Thursday, July 09, 2009

The Desktop

Microsoft is releasing Windows 7 sometime soon.

The hype is growing, Windows 7 however is Vista with the kinks straightened out, the OS that Vista should have been 2 or 3 years ago. At work we still use Windows XP, and there is not one feature that we are missing, no killer reason to update.

The only reason that we will eventually update will be when Microsoft stop releasing security updates for XP. There you have it, that is how Microsoft create value for their customers - security updates. The rest is marketing pizazz. Think of Vista or Windows 7 as big, expensive security updates.

In fact forking over money for XP gave you the chance to have a couple of more years of security updates than sticking with Windows 2000. Windows 2000 was the first OS which Microsoft got relatively stable, that was the killer feature (when you think of it stability shouldn't be a feature it should be a requirement!) and Microsoft have been struggling to find a compelling feature for every release since.

Apple of course are going down the same route. The Linux desktops are similar, but people are willing to experiment and take more risks so there is always something interesting happening around Linux (whether it's useful or not is another thing).
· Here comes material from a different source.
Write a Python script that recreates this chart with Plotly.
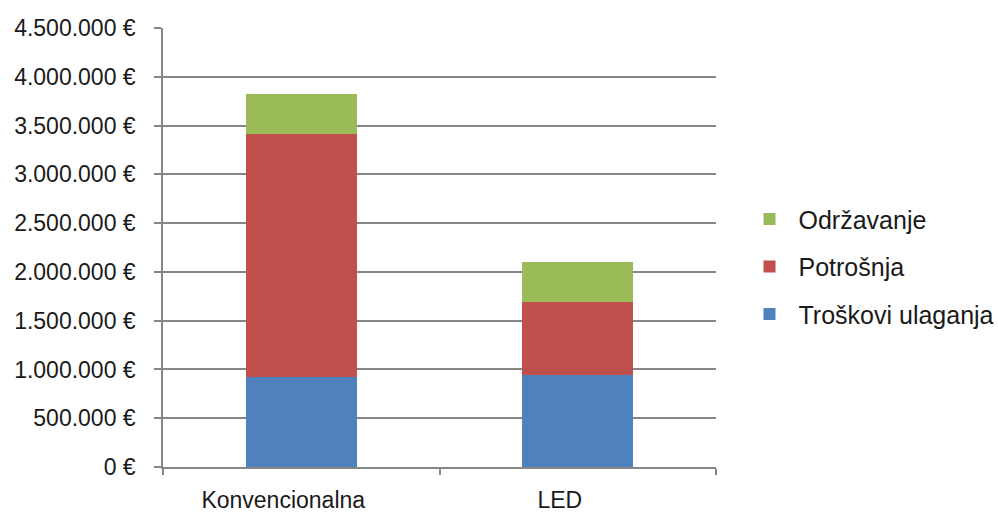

I do not want to sound like that guy that wanted to close all patent offices in the US at the turn of the century because he couldn't see any innovations coming, however slowly but surely the desktop (alongside many other types of software apps) is becoming commoditised. There have been few (if any) compelling new features on desktops anywhere in the last ten years or so.

The desktop has ceased to become a moving target. Pretty much every platform is on an equal standing.
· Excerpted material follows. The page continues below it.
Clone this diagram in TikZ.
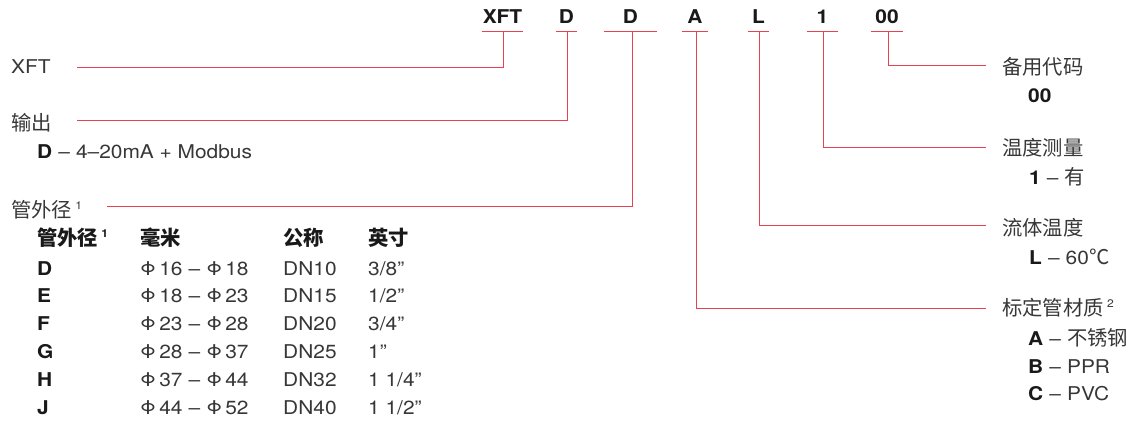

Google recently announced Google OS. It's aimed at netbooks, which makes sense, Google's online apps only cover the basics. Point is whether it is nimble enough (it will compete against a one size fits all Windows 7 for the most part) and hits all the right points that netbook users look for. If so, it could well carve out a niche for itself.

This is the message everyone should be taking away from Google's announcement. Where once no one in their right mind would look to tread on Microsoft's patch, the desktop is not a moving target anymore. There are so many niche's which Microsoft will be too cumbersome to serve, and perhaps then we will then see innovation kick started again.